First of all, it would be wise to avoid the middle men. Although you probably saw many ads on TV or on the radio from for-profit intermediary organizations, you need to know that they will keep about 50-90% of the car’s value for themselves, and the charities do not get what they could have gotten in the first place. For this reason, it would be best to check directly with these charities you prefer and find out if they accept car donations.
If the charity you normally help is not equipped to accept such significant donations, it would be wise to find another one that is willing to accept this gesture. You can find charities’ track records online by visiting Charity Navigator or the Better Business Bureau website.
If you still want to use the services of an intermediary organization, do your math and ask them how much they will charge. If the organization that you contacts will give to the charity flat fees – like, $100 for a used car, regardless of its value, or $3,000 a month – the donation you make might not be eligible for a tax deduction.
If you want to qualify for making a donation, the charity that will get it must be an IRS-approved 501 (c)(3) organization. A church, mosque, temple or synagogue likely qualifies. For finding out other qualifying non-profit organizations, visit the IRS’ website.

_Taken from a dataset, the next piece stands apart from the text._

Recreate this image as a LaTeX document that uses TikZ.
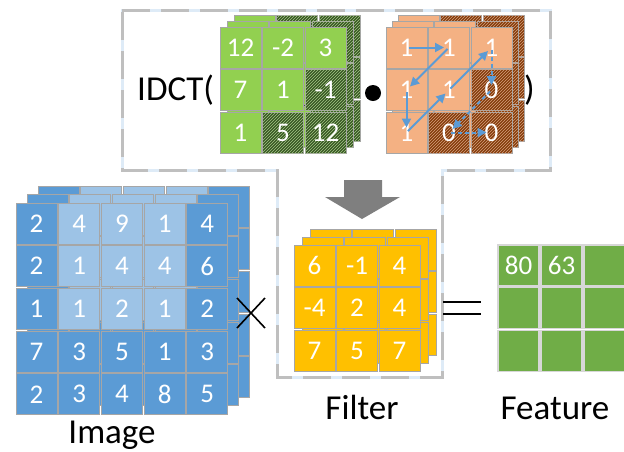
\documentclass[tikz,border=0pt]{standalone}
\usepackage{fontspec}
\setmainfont{Carlito}
\usetikzlibrary{arrows.meta, positioning, patterns}
\definecolor{imgdark}{RGB}{91,155,213}
\definecolor{imglight}{RGB}{157,195,230}
\definecolor{idctgreen}{RGB}{146,208,80}
\definecolor{idctdark}{RGB}{56,87,35}
\definecolor{gline}{RGB}{165,200,135}
\definecolor{maskorange}{RGB}{244,177,131}
\definecolor{maskdark}{RGB}{132,60,12}
\definecolor{oline}{RGB}{215,160,125}
\definecolor{filteryellow}{RGB}{255,192,0}
\definecolor{featgreen}{RGB}{112,173,71}
\definecolor{featline}{RGB}{215,215,215}
\definecolor{zigblue}{RGB}{91,155,213}
\definecolor{cellgray}{RGB}{166,166,166}
\definecolor{arrowgray}{RGB}{127,127,127}
\definecolor{framegray}{RGB}{191,191,191}
\definecolor{frameblue}{RGB}{222,235,247}

\begin{document}
\begin{tikzpicture}[x=1pt, y=-1pt,
  cell/.style={draw=cellgray, line width=0.8pt, minimum size=41pt, inner sep=0pt, text=white, font=\fontsize{27}{30}\selectfont},
  hatch/.style={postaction={pattern=north east lines, pattern color=#1}},
  zz/.style={draw=zigblue, line width=2pt, -{Triangle[length=9pt, width=9pt]}, shorten >=5pt, shorten <=2pt},
  lbl/.style={font=\fontsize{35}{42}\selectfont, inner sep=0pt, anchor=base}
]
  \useasboundingbox (0,0) rectangle (624,451);

  % dashed frame round the IDCT part and the filter
  \draw[frameblue, line width=3pt] (122,10) -- (550,10) -- (550,170) -- (442,170) -- (442,377) -- (277,377) -- (277,170) -- (122,170) -- cycle;
  \draw[framegray, line width=3pt, dash pattern=on 28pt off 11pt] (122,10) -- (550,10) -- (550,170) -- (442,170) -- (442,377) -- (277,377) -- (277,170) -- (122,170) -- cycle;

  % IDCT coefficients
  \foreach \l/\dx/\dy/\k in {3/14/-12/1, 2/7/-6/2}
    \foreach \r in {0,1,2}
      \foreach \c in {0,1,2} {
        \ifnum\c<\k
          \node[cell, fill=idctgreen] (db\l-\r-\c) at ({240.5+42.5*\c+\dx},{47.5+42.5*\r+\dy}) {};
        \else
          \node[cell, fill=idctdark, hatch=gline] (db\l-\r-\c) at ({240.5+42.5*\c+\dx},{47.5+42.5*\r+\dy}) {};
        \fi
      }
  \foreach \row [count=\r from 0] in {{12,-2,3},{7,1,-1},{1,5,12}}
    \foreach \v [count=\c from 0] in \row {
      \pgfmathtruncatemacro\hz{\r+\c>2}
      \ifnum\hz=1
        \node[cell, fill=idctdark, hatch=gline] (d-\r-\c) at ({240.5+42.5*\c},{47.5+42.5*\r}) {\v};
      \else
        \node[cell, fill=idctgreen] (d-\r-\c) at ({240.5+42.5*\c},{47.5+42.5*\r}) {\v};
      \fi
    }

  % zigzag mask
  \foreach \l/\dx/\dy/\k in {3/12/-12/1, 2/6/-6/2}
    \foreach \r in {0,1,2}
      \foreach \c in {0,1,2} {
        \ifnum\c<\k
          \node[cell, fill=maskorange] (mb\l-\r-\c) at ({406.5+42.5*\c+\dx},{47.5+42.5*\r+\dy}) {};
        \else
          \node[cell, fill=maskdark, hatch=oline] (mb\l-\r-\c) at ({406.5+42.5*\c+\dx},{47.5+42.5*\r+\dy}) {};
        \fi
      }
  \foreach \row [count=\r from 0] in {{1,1,1},{1,1,0},{1,0,0}}
    \foreach \v [count=\c from 0] in \row {
      \pgfmathtruncatemacro\hz{\r+\c>2}
      \ifnum\hz=1
        \node[cell, fill=maskdark, hatch=oline] (m-\r-\c) at ({406.5+42.5*\c},{47.5+42.5*\r}) {\v};
      \else
        \node[cell, fill=maskorange] (m-\r-\c) at ({406.5+42.5*\c},{47.5+42.5*\r}) {\v};
      \fi
    }

  \draw[zz] (m-0-0.center) -- (m-0-1.center);
  \draw[zz] (m-0-1.center) -- (m-1-0.center);
  \draw[zz] (m-1-0.center) -- (m-2-0.center);
  \draw[zz] (m-2-0.center) -- (m-1-1.center);
  \draw[zz] (m-1-1.center) -- (m-0-2.center);
  \draw[zz, dash pattern=on 4pt off 3pt] (m-0-2.center) -- (m-1-2.center);
  \draw[zz, dash pattern=on 4pt off 3pt] (m-1-2.center) -- (m-2-1.center);
  \draw[zz, dash pattern=on 4pt off 3pt] (m-2-1.center) -- (m-2-2.center);

  \node[lbl, anchor=base west] (idct) at (137,100) {IDCT(};
  \node[circle, fill=black, minimum size=16pt, inner sep=0pt] (dot) at (373,93) {};
  \node[lbl, anchor=base west] (close) at (524,100) {)};

  % down arrow
  \fill[arrowgray] (344,180) -- (382,180) -- (382,197) -- (400,197) -- (362,219) -- (325,197) -- (344,197) -- cycle;

  % image
  \foreach \l/\dx/\dy in {3/22/-17, 2/11/-9}
    \foreach \r in {0,...,4}
      \foreach \c in {0,...,4} {
        \pgfmathtruncatemacro\islt{(\r<3)&&(\c>0)&&(\c<4)}
        \ifnum\islt=1 \def\fc{imglight}\else\def\fc{imgdark}\fi
        \node[cell, fill=\fc] (imb\l-\r-\c) at ({36.5+42.7*\c+\dx},{223.5+42.7*\r+\dy}) {};
      }
  \foreach \row [count=\r from 0] in {{2,4,9,1,4},{2,1,4,4,6},{1,1,2,1,2},{7,3,5,1,3},{2,3,4,8,5}}
    \foreach \v [count=\c from 0] in \row {
      \pgfmathtruncatemacro\islt{(\r<3)&&(\c>0)&&(\c<4)}
      \ifnum\islt=1 \def\fc{imglight}\else\def\fc{imgdark}\fi
      \node[cell, fill=\fc] (im-\r-\c) at ({36.5+42.7*\c},{223.5+42.7*\r}) {\v};
    }

  % filter
  \foreach \l/\dx/\dy in {3/16/-16, 2/8/-8}
    \foreach \r in {0,1,2}
      \foreach \c in {0,1,2}
        \node[cell, fill=filteryellow] (fb\l-\r-\c) at ({314.5+42.5*\c+\dx},{265.5+42.5*\r+\dy}) {};
  \foreach \row [count=\r from 0] in {{6,-1,4},{-4,2,4},{7,5,7}}
    \foreach \v [count=\c from 0] in \row
      \node[cell, fill=filteryellow] (f-\r-\c) at ({314.5+42.5*\c},{265.5+42.5*\r}) {\v};

  % feature
  \foreach \row [count=\r from 0] in {{80,63,{}},{{},{},{}},{{},{},{}}}
    \foreach \v [count=\c from 0] in \row
      \node[cell, fill=featgreen, draw=featline, line width=1.5pt] (o-\r-\c) at ({518.5+43*\c},{265.5+42.7*\r}) {\v};

  % times and equals
  \draw[line width=1.6pt] (237,298) -- (265,328) (237,328) -- (265,298);
  \draw[line width=2.5pt] (443,302) -- (481,302) (443,314) -- (481,314);

  \node[lbl] (image) at (112,443) {Image};
  \node[lbl] (filter) at (362,419) {Filter};
  \node[lbl] (feature) at (555,419) {Feature};
\end{tikzpicture}
\end{document}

We recommend that in order to help the charity maximize the benefit of your significant donation, it would be best to deliver the car yourself so that the charity will not have to pay for the services of someone to pick it up from you and deliver it.
Needless to say, the transfer of the car must be done with great care so if you want to eliminate all of the potential risks of getting parking tickets along with other violations after you gave the car away, you will have to re-title the vehicle to the charity, and report the transfer to your local DMV. We highly recommend that you never agree to leave the ownership space on the charity donation papers blank.

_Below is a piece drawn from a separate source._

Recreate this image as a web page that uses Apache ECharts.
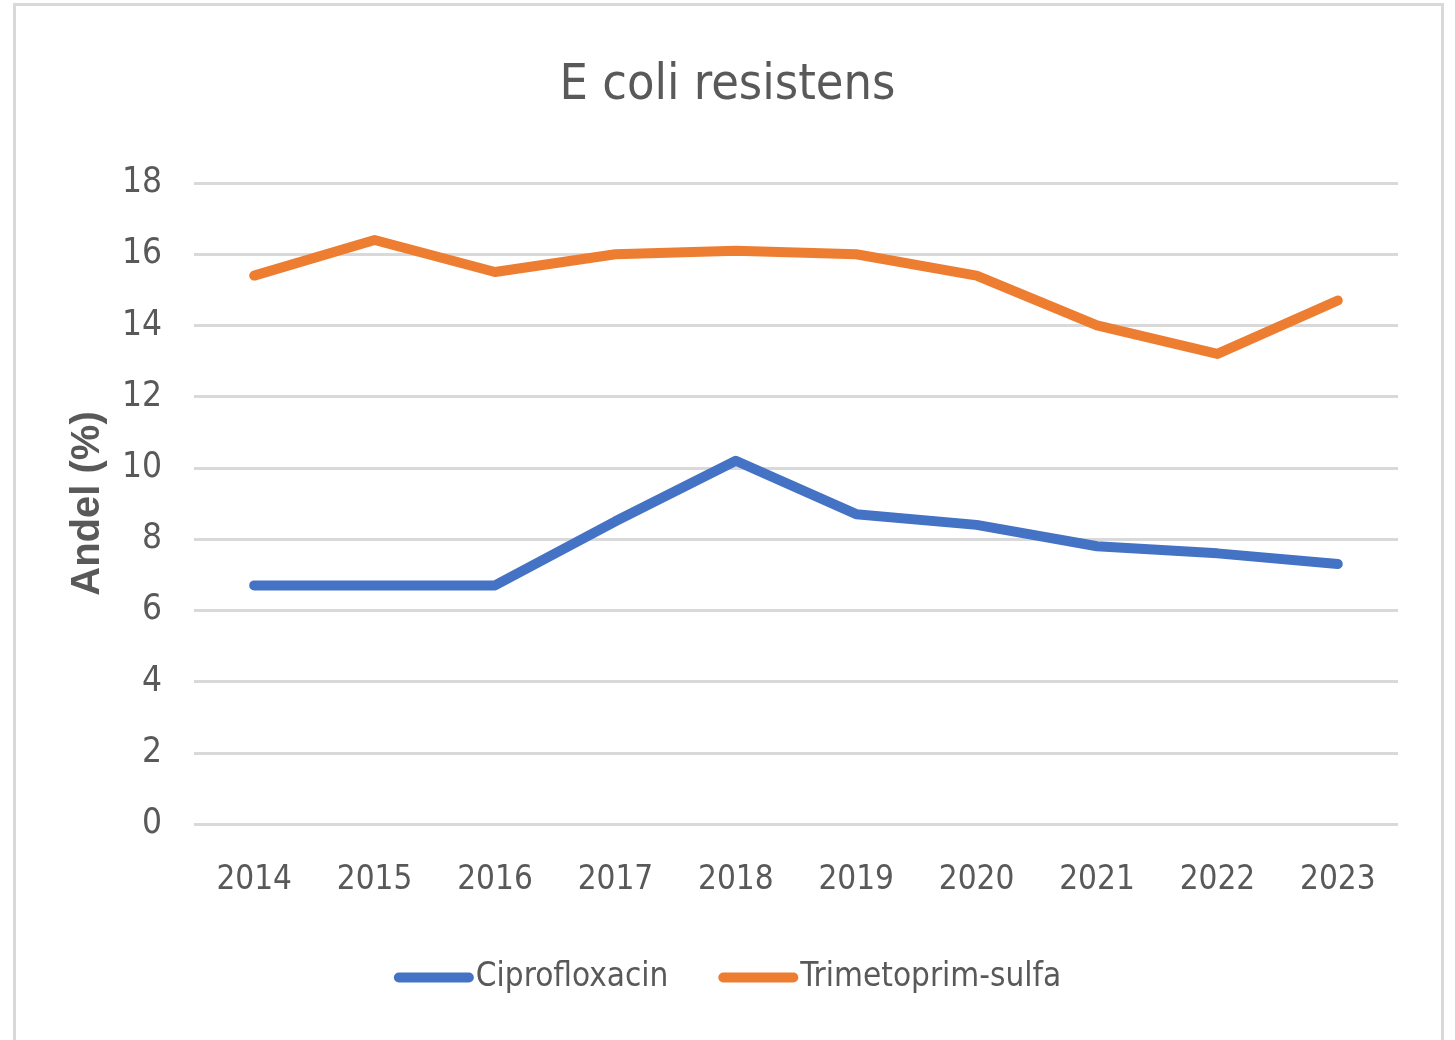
<!DOCTYPE html>
<html>
<head>
<meta charset="utf-8">
<script src="https://cdn.jsdelivr.net/npm/echarts@6/dist/echarts.min.js"></script>
<style>
html,body{margin:0;padding:0;background:#fff;width:1455px;height:1040px;overflow:hidden;}
#frame{position:absolute;left:13px;top:3px;width:1431px;height:1060px;border:3px solid #d9d9d9;box-sizing:border-box;}
#chart{position:absolute;left:0;top:0;width:1455px;height:1040px;}
</style>
</head>
<body>
<div id="frame"></div>
<div id="chart"></div>
<script>
const years = ['2014','2015','2016','2017','2018','2019','2020','2021','2022','2023'];
const ciprofloxacin = [6.7, 6.7, 6.7, 8.5, 10.2, 8.7, 8.4, 7.8, 7.6, 7.3];
const trimetoprimSulfa = [15.4, 16.4, 15.5, 16.0, 16.1, 16.0, 15.4, 14.0, 13.2, 14.7];
const yTicks = {min: 0, max: 18, interval: 2};

const narrow = '"Liberation Sans Narrow", "DejaVu Sans Condensed", sans-serif';
const chart = echarts.init(document.getElementById('chart'), null, {renderer: 'canvas'});
chart.setOption({
  backgroundColor: 'transparent',
  animation: false,
  title: {
    text: 'E coli resistens',
    left: 'center',
    top: 56,
    textStyle: {fontFamily: narrow, fontSize: 50, fontWeight: 'normal', color: '#595959'}
  },
  legend: {
    bottom: 41,
    left: 'center',
    itemWidth: 80,
    itemHeight: 10,
    itemGap: 50,
    icon: 'path://M5,0 H75 A5,5 0 0 1 75,10 H5 A5,5 0 0 1 5,0 Z',
    textStyle: {fontFamily: narrow, fontSize: 33, color: '#595959', padding: [0,0,0,-3]}
  },
  grid: {left: 194, right: 57, top: 183, bottom: 216, containLabel: false},
  xAxis: {
    type: 'category',
    data: years,
    boundaryGap: true,
    axisLine: {show: false},
    axisTick: {show: false},
    axisLabel: {fontFamily: narrow, fontSize: 33, color: '#595959', margin: 40}
  },
  yAxis: {
    type: 'value',
    min: yTicks.min, max: yTicks.max, interval: yTicks.interval,
    name: 'Andel (%)',
    nameLocation: 'middle',
    nameGap: 86,
    nameTextStyle: {fontFamily: '"Liberation Sans", Arial, sans-serif', fontSize: 40, fontWeight: 'bold', color: '#595959'},
    axisLine: {show: false},
    axisTick: {show: false},
    splitLine: {lineStyle: {color: '#d9d9d9', width: 3}},
    axisLabel: {fontFamily: narrow, fontSize: 35, color: '#595959', margin: 32}
  },
  series: [
    {name: 'Ciprofloxacin', type: 'line', data: ciprofloxacin, showSymbol: false, symbol: 'none',
     lineStyle: {color: '#4472C4', width: 10, cap: 'round', join: 'round'}, itemStyle: {color: '#4472C4'}},
    {name: 'Trimetoprim-sulfa', type: 'line', data: trimetoprimSulfa, showSymbol: false, symbol: 'none',
     lineStyle: {color: '#ED7D31', width: 10, cap: 'round', join: 'round'}, itemStyle: {color: '#ED7D31'}}
  ]
});
</script>
</body>
</html>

The estimate that you make of the donation’s value probably is not 100% accurate. If the car you give away is worth more than $500, the IRS will want to see proof of how much the charity got for the vehicle. Most of these charities that accept car donations turn around and sell them for cash. You will have to get a receipt from the charity that tells how much money they made.
If the donation you make is less than $500 or the charity decides to keep the car, you won’t need evidence of the sales price. Then you can report its fair market value based on the listings from KBB or other similar sources.

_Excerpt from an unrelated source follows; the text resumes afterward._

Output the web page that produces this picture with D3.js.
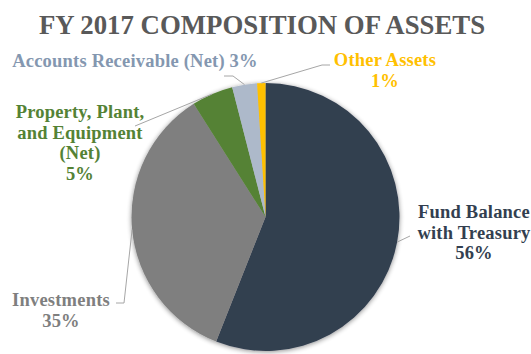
<!DOCTYPE html>
<html>
<head>
<meta charset="utf-8">
<script src="https://cdn.jsdelivr.net/npm/d3@7"></script>
<style>
  html, body { margin: 0; padding: 0; background: #fff; }
  svg { display: block; }
  text { font-family: "Liberation Serif", "DejaVu Serif", serif; font-weight: bold; }
</style>
</head>
<body>
<svg id="chart" width="531" height="354"></svg>
<script>
// Asset categories and their share of total assets (%), clockwise from 12 o'clock
const categories = [
  "Fund Balance with Treasury",
  "Investments",
  "Property, Plant, and Equipment (Net)",
  "Accounts Receivable (Net)",
  "Other Assets"
];
const shares = [56, 35, 5, 3, 1];
const colors = ["#333f50", "#7f7f7f", "#548235", "#adb9ca", "#ffc000"];
const labelColors = ["#333f50", "#7f7f7f", "#548235", "#8497b0", "#ffc000"];
const title = "FY 2017 COMPOSITION OF ASSETS";

// Label text lines (last line carries the percentage)
const labelLines = [
  ["Fund Balance", "with Treasury", "56%"],
  ["Investments", "35%"],
  ["Property, Plant,", "and Equipment", "(Net)", "5%"],
  ["Accounts Receivable (Net) 3%"],
  ["Other Assets", "1%"]
];

// Layout: label anchor (centre x, first baseline y) and leader elbow points
const layout = [
  { x: 474, y: 218, lead: [[410, 236]] },
  { x: 61, y: 306, lead: [[116, 303], [124, 303]] },
  { x: 80, y: 118, lead: [[135, 126]] },
  { x: 135, y: 67, lead: [[224, 76], [233, 76]] },
  { x: 385, y: 66, lead: [[330, 65], [322, 65]] }
];

const svg = d3.select("#chart");
const cx = 265.5, cy = 217, r = 134;
const lineH = 20.5;

svg.append("text")
  .attr("x", 262).attr("y", 34)
  .attr("text-anchor", "middle")
  .attr("fill", "#595959")
  .style("font-size", "26.8px")
  .text(title);

const defs = svg.append("defs");
const f = defs.append("filter").attr("id", "shadow")
  .attr("x", "-10%").attr("y", "-10%").attr("width", "120%").attr("height", "120%");
f.append("feGaussianBlur").attr("in", "SourceAlpha").attr("stdDeviation", 2.5).attr("result", "b");
f.append("feOffset").attr("in", "b").attr("dx", 0).attr("dy", 1).attr("result", "o");
f.append("feComponentTransfer").attr("in", "o").attr("result", "s")
  .append("feFuncA").attr("type", "linear").attr("slope", 0.45);
const m = f.append("feMerge");
m.append("feMergeNode").attr("in", "s");
m.append("feMergeNode").attr("in", "SourceGraphic");

const pie = d3.pie().sort(null).value(d => d);
const arcs = pie(shares);
const arc = d3.arc().innerRadius(0).outerRadius(r);

const g = svg.append("g").attr("transform", `translate(${cx},${cy})`);
g.append("g").attr("filter", "url(#shadow)")
  .selectAll("path").data(arcs).join("path")
  .attr("d", arc)
  .attr("fill", (d, i) => colors[i]);

// Leader lines from slice edge (mid-angle) to the label
const edge = d => {
  const a = (d.startAngle + d.endAngle) / 2;
  return [cx + r * Math.sin(a), cy - r * Math.cos(a)];
};
const line = d3.line();
svg.append("g").selectAll("path").data(arcs).join("path")
  .attr("d", (d, i) => line([...layout[i].lead, edge(d)]))
  .attr("fill", "none")
  .attr("stroke", "#a6a6a6")
  .attr("stroke-width", 1);

// Labels
arcs.forEach((d, i) => {
  const t = svg.append("text")
    .attr("text-anchor", "middle")
    .attr("fill", labelColors[i])
    .style("font-size", "18.5px")
    .style("letter-spacing", "0.2px");
  labelLines[i].forEach((s, k) => {
    t.append("tspan").attr("x", layout[i].x).attr("y", layout[i].y + k * lineH).text(s);
  });
});
</script>
</body>
</html>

When you donate a used car that is worth more than $500, you will have to attach IRS Form 8283 to your tax return. If the car is worth more than $5000, the documentation must include an outside appraisal. In addition, you will also need proof of the donation, like a receipt from the charity and a copy of the title change.
Last but not least, we highly recommend that you are detail-oriented. Although this paperwork might be a little difficult, keep in mind that this will probably be the largest donation that you will ever make. For this reason, take your time and plan things thoroughly.